Hadis di atas itu secara tekstual sangat bertentangan dengan prinsip-prinsip agama Islam sendiri yang begitu menghormati martabat perempuan. Jika memang Hadis di atas dipahami secara tekstual maka berarti Islam memusuhi kaum perempuan dan berpihak pada laki-laki. Hadis itu sendiri sebenarnya akan bertolak belakang dengan Hadis di bawah ini jika dipahami secara letterlick. Bunyi Hadis tersebut adalah: “Allah telah membuatku menyayangi dari duniamu kaum perempuan dan wewangian dan kebahagiaan bagi mataku adalah ketika sholat.”
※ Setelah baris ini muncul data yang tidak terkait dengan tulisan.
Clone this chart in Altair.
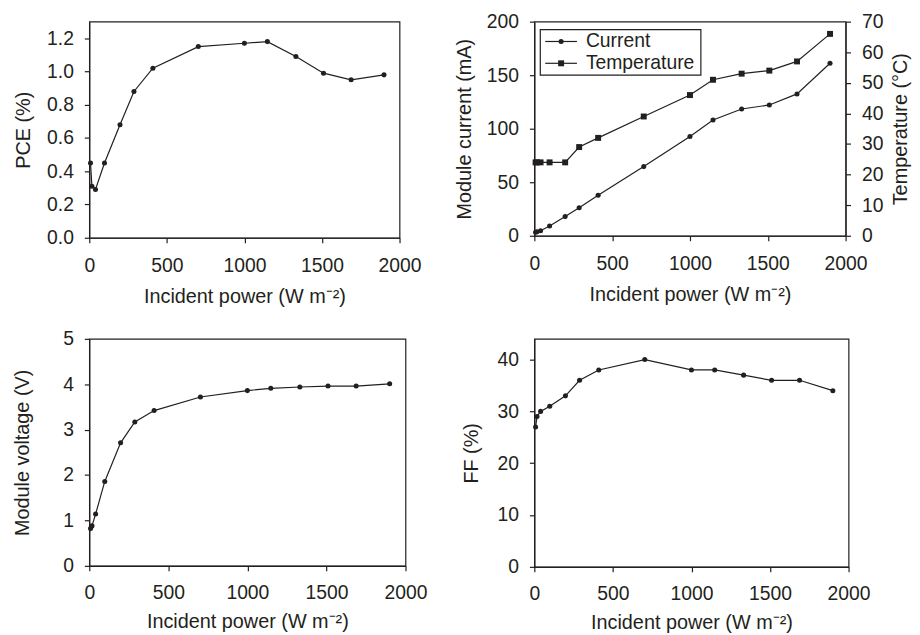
import altair as alt
import pandas as pd

power = [8, 17, 40, 98, 198, 288, 410, 703, 1000, 1148, 1332, 1510, 1688, 1900]
pce = [0.45, 0.31, 0.29, 0.45, 0.68, 0.88, 1.02, 1.15, 1.17, 1.18, 1.09, 0.99, 0.95, 0.98]
current = [3.2, 3.8, 4.7, 9.1, 17.9, 26.1, 37.9, 64.6, 92.8, 108.1, 118.4, 122.2, 132.5, 161.2]
temperature = [24, 24, 24, 24, 24, 29, 32, 39, 46, 51, 53, 54, 57, 66]
voltage = [0.82, 0.88, 1.14, 1.86, 2.71, 3.17, 3.42, 3.72, 3.86, 3.91, 3.94, 3.96, 3.96, 4.01]
ff = [27, 29, 30, 31, 33, 36, 38, 40, 38, 38, 37, 36, 36, 34]
x_ticks = [0, 500, 1000, 1500, 2000]
legend_labels = ["Current", "Temperature"]

df = pd.DataFrame({"power": power, "pce": pce, "current": current,
                   "temp": temperature, "voltage": voltage, "ff": ff})

INK = "#231f20"
FONT = "Liberation Sans"
LFS = 19.5
TFS = 20
XTITLE = "Incident power (W m\u207b\u00b2)"


def xenc(label_pad=14, title_pad=12):
    return alt.X("power:Q", title=XTITLE,
                 scale=alt.Scale(domain=[0, 2000], nice=False),
                 axis=alt.Axis(values=x_ticks, format="d", labelPadding=label_pad,
                               titlePadding=title_pad))


def panel(col, domain, values, fmt, title, w, h, tpad, xe, size=26):
    base = alt.Chart(df)
    y = alt.Y(f"{col}:Q", scale=alt.Scale(domain=domain, nice=False),
              axis=alt.Axis(values=values, format=fmt, title=title,
                            titlePadding=tpad))
    line = base.mark_line(color=INK, strokeWidth=1.2).encode(x=xe, y=y)
    pts = base.mark_point(filled=True, color=INK, opacity=1, size=size,
                          shape="circle").encode(x=xe, y=y)
    return (line + pts).properties(width=w, height=h)


p1 = panel("pce", [0, 1.3], [0, 0.2, 0.4, 0.6, 0.8, 1.0, 1.2], ".1f",
           "PCE (%)", 313, 218, 13, xenc())
p3 = panel("voltage", [0, 5], [0, 1, 2, 3, 4, 5], "d",
           "Module voltage (V)", 319, 229, 30, xenc(13, 10))
p4 = panel("ff", [0, 44], [0, 10, 20, 30, 40], "d", "FF (%)", 317, 230, 16,
           xenc(13, 10))

# panel 2: current (left) & temperature (right)
x2 = xenc()
base2 = alt.Chart(df)
yc = alt.Y("current:Q", scale=alt.Scale(domain=[0, 200], nice=False),
           axis=alt.Axis(values=[0, 50, 100, 150, 200], format="d",
                         title="Module current (mA)", titlePadding=12))
yt = alt.Y("temp:Q", scale=alt.Scale(domain=[0, 70], nice=False),
           axis=alt.Axis(values=[0, 10, 20, 30, 40, 50, 60, 70], format="d",
                         title="Temperature (\u00b0C)", orient="right",
                         titleAngle=270, titleBaseline="top", titlePadding=8))
cur = (base2.mark_line(color=INK, strokeWidth=1.2).encode(x=x2, y=yc)
       + base2.mark_point(filled=True, color=INK, opacity=1, size=26,
                          shape="circle").encode(x=x2, y=yc))
tmp = (base2.mark_line(color=INK, strokeWidth=1.2).encode(x=x2, y=yt)
       + base2.mark_point(filled=True, color=INK, opacity=1, size=36,
                          shape="square").encode(x=x2, y=yt))

# manual legend box (layout only)
one = pd.DataFrame({"k": [0]})
box = alt.Chart(one).mark_rect(fill="white", stroke=INK, strokeWidth=1.2).encode(
    x=alt.value(6), x2=alt.value(168), y=alt.value(8), y2=alt.value(54))
leg_layers = [box]
shapes = ["circle", "square"]
sizes = [26, 36]
for i, lab in enumerate(legend_labels):
    yy = 20 + i * 22
    d = pd.DataFrame({"label": [lab]})
    leg_layers.append(alt.Chart(d).mark_rule(color=INK, strokeWidth=1.2).encode(
        x=alt.value(11), x2=alt.value(43), y=alt.value(yy)))
    leg_layers.append(alt.Chart(d).mark_point(filled=True, color=INK, opacity=1,
                                              size=sizes[i], shape=shapes[i]).encode(
        x=alt.value(27), y=alt.value(yy)))
    leg_layers.append(alt.Chart(d).mark_text(align="left", baseline="middle",
                                             font=FONT, fontSize=LFS, color=INK).encode(
        x=alt.value(52), y=alt.value(yy), text="label:N"))

p2 = alt.layer(cur, tmp, *leg_layers).resolve_scale(y="independent").properties(
    width=314, height=216)

chart = alt.concat(p1, p2, p3, p4, columns=2, bounds="flush", align="each",
                   spacing=alt.RowColnumber(row=102, column=130)).properties(
    padding={"left": 4, "top": 0, "right": 0, "bottom": 0}
).configure_view(stroke=INK, strokeWidth=1.2).configure_axis(
    grid=False, domainColor=INK, tickColor=INK, tickSize=5, domainWidth=1.2,
    tickWidth=1.2, labelFont=FONT, titleFont=FONT, labelFontSize=LFS,
    titleFontSize=TFS, labelColor=INK, titleColor=INK, titleFontWeight="normal",
    labelFlush=False
).configure_axisY(labelPadding=11)

chart.save("out.html", embed_options={"renderer": "svg", "actions": False})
Secara tersurat kaum wanita diidentikkan dengan harum dan wangi, sedang dalam Bahasa Arab ‘wangi’ itu sejalan dengan “baik’ karena akar katanya sama, baik berarti thayyib dan wangi berarti thib (selain artinya obat).
Jika kita kembalikan Hadis tersebut pada masa kemunculannya, paling tidak itu tertuju pada para perempuan yang berada di sekitar Nabi, mulai dari Khadijah hingga Fatimah. Khadijah, istri pertama Nabi, yang hidup bersamanya dalam perkawinan monogamis selama 25 tahun, mendukung dan menentramkan hatinya selama beliau mengalami kejutan spiritual yang belum pernah beliau rasakan sebelumnya akibat datangnya wahyu pertama. Sedang Fatimah, putri Nabi dan ibu dari Hasan dan Husain, adalah anak kesayangan Nabi serta teladan tertinggi bagi kaum perempuan pada waktu itu.
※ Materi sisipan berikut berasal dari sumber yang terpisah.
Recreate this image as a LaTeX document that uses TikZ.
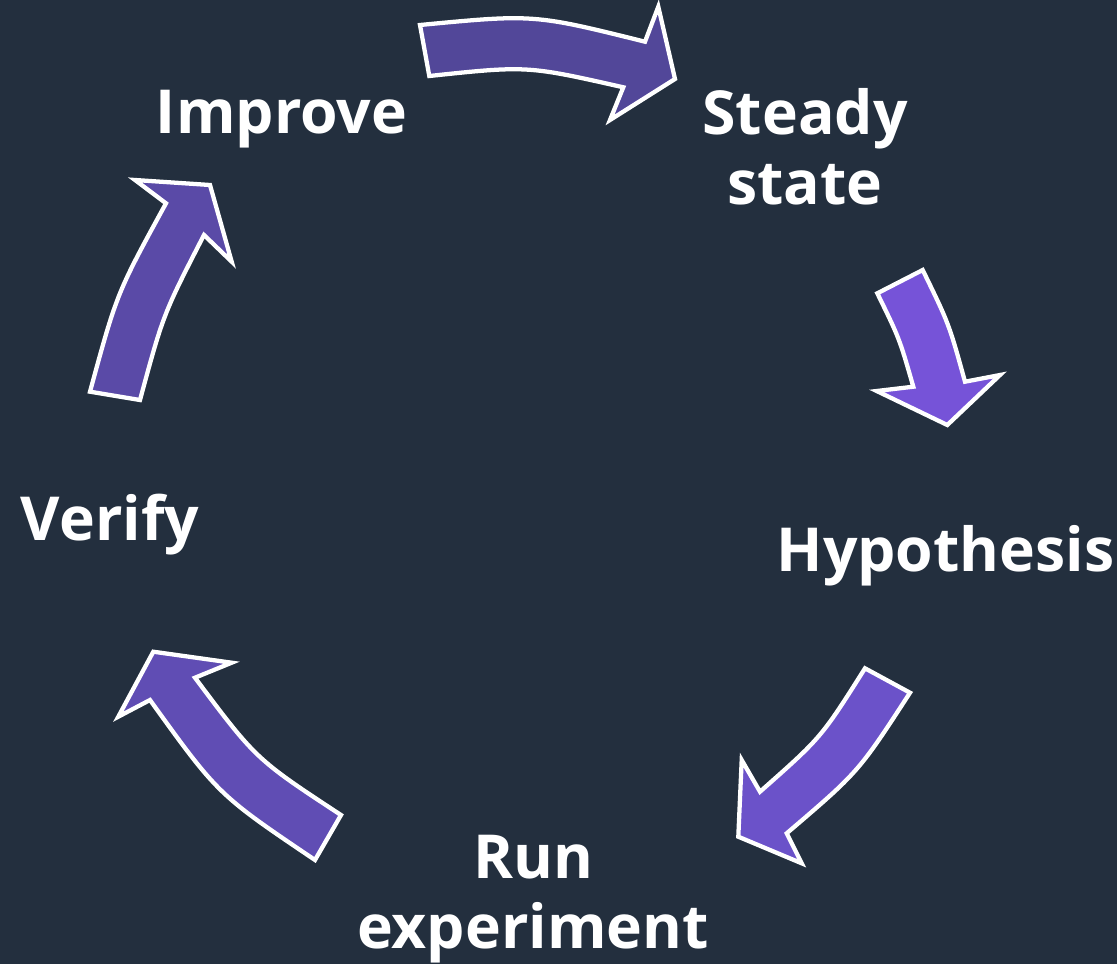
\documentclass[tikz,border=0pt]{standalone}
\usepackage{fontspec}
\setmainfont{Open Sans}
\usepackage{tikz}
\usetikzlibrary{positioning}

\definecolor{bgnavy}{HTML}{232F3E}
\definecolor{arrowA}{HTML}{524799}
\definecolor{arrowB}{HTML}{7653D8}
\definecolor{arrowC}{HTML}{6B52C9}
\definecolor{arrowD}{HTML}{604DB4}
\definecolor{arrowE}{HTML}{5A4AA7}

\tikzset{
  cyclearrow/.style={draw=white, line width=3.2pt, line join=miter},
  steplabel/.style={text=white, font=\fontsize{45.5}{52.5}\selectfont\bfseries,
                    inner sep=0pt, align=center, anchor=base},
}

\begin{document}
\begin{tikzpicture}[x=0.75pt, y=-0.75pt]
		%%%%% START %%%%%
		
		\fill[bgnavy] (0, 0) rectangle (1117, 964);
		\useasboundingbox (0, 0) rectangle (1117, 964);
		
		% labels (base = last line)
		\node[steplabel] (improve) at (281.5, 133.5) {Improve};
		\node[steplabel] (steady) at (805, 204) {Steady\\state};
		\node[steplabel] (hypo) at (945.5, 571.5) {Hypothesis};
		\node[steplabel] (runexp) at (533, 948) {Run\\experiment};
		\node[steplabel] (verify) at (110, 540) {Verify};
		
		% improve -> steady state
		\draw[cyclearrow, fill=arrowA] (420, 25) .. controls (533.9, 14.1) .. (645, 41.7)
			-- (658.3, 6.7) -- (675, 79) -- (610, 120) -- (623.3, 87.3)
			.. controls (527.2, 65.6) .. (429.3, 76) -- cycle;
		
		% steady state -> hypothesis
		\draw[cyclearrow, fill=arrowB] (922.7, 270) .. controls (949, 323.9) .. (965, 381.7)
			-- (1000, 375) -- (947.3, 425) -- (876.7, 391) -- (913.3, 386.7)
			.. controls (899.4, 338.4) .. (877.3, 293.3) -- cycle;
		
		% hypothesis -> run experiment
		\draw[cyclearrow, fill=arrowC] (865, 668.3) -- (910, 692.7)
			.. controls (858.5, 772) .. (786.7, 833.3)
			-- (801.7, 863.3) -- (738.3, 836.7) -- (741.7, 760) -- (760, 791.7)
			.. controls (821.3, 737.5) .. cycle;
		
		% run experiment -> verify
		\draw[cyclearrow, fill=arrowD] (341, 815) -- (315, 860)
			.. controls (218.2, 794.7) .. (150, 700)
			-- (118.3, 716.7) -- (153.3, 651.7) -- (231.7, 662.7) -- (195, 677.7)
			.. controls (256, 759.2) .. cycle;
		
		% verify -> improve
		\draw[cyclearrow, fill=arrowE] (140, 400) -- (90, 391.7)
			.. controls (116.9, 293) .. (166, 203.3)
			-- (135, 180) -- (210, 185) -- (231.7, 261.7) -- (204, 235)
			.. controls (163.3, 314.1) .. cycle;
		
		%%%%% END %%%%%
	\end{tikzpicture}
\end{document}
Saya hendak kembali pada kata dan peranan ibu. Ada dua kata yang sebenarnya sangat terkait kelindan dengan peran ibu, yaitu kata ‘rahmat’ dan ‘rahim’. Dua kata itu berasal dari bahasa arab dengan akar kata yang sama. Rahmat adalah ‘belas kasih’ dan rahim yaitu ‘peranakan’. Seorang ibu menyandang dua kata itu sekaligus, bahwa seorang ibu tempat melahirkan seorang anak dengan penuh kasih sayang. Oleh karena itu, tak heran jika kemudian Nabi SAW menyuruh kita untuk menghormati seorang ibu melebihi dari ayah kita sendiri. Bahkan agaknya tak berlebihan jika Nabi pun mengatakan “surga berada di telapak kaki ibu”.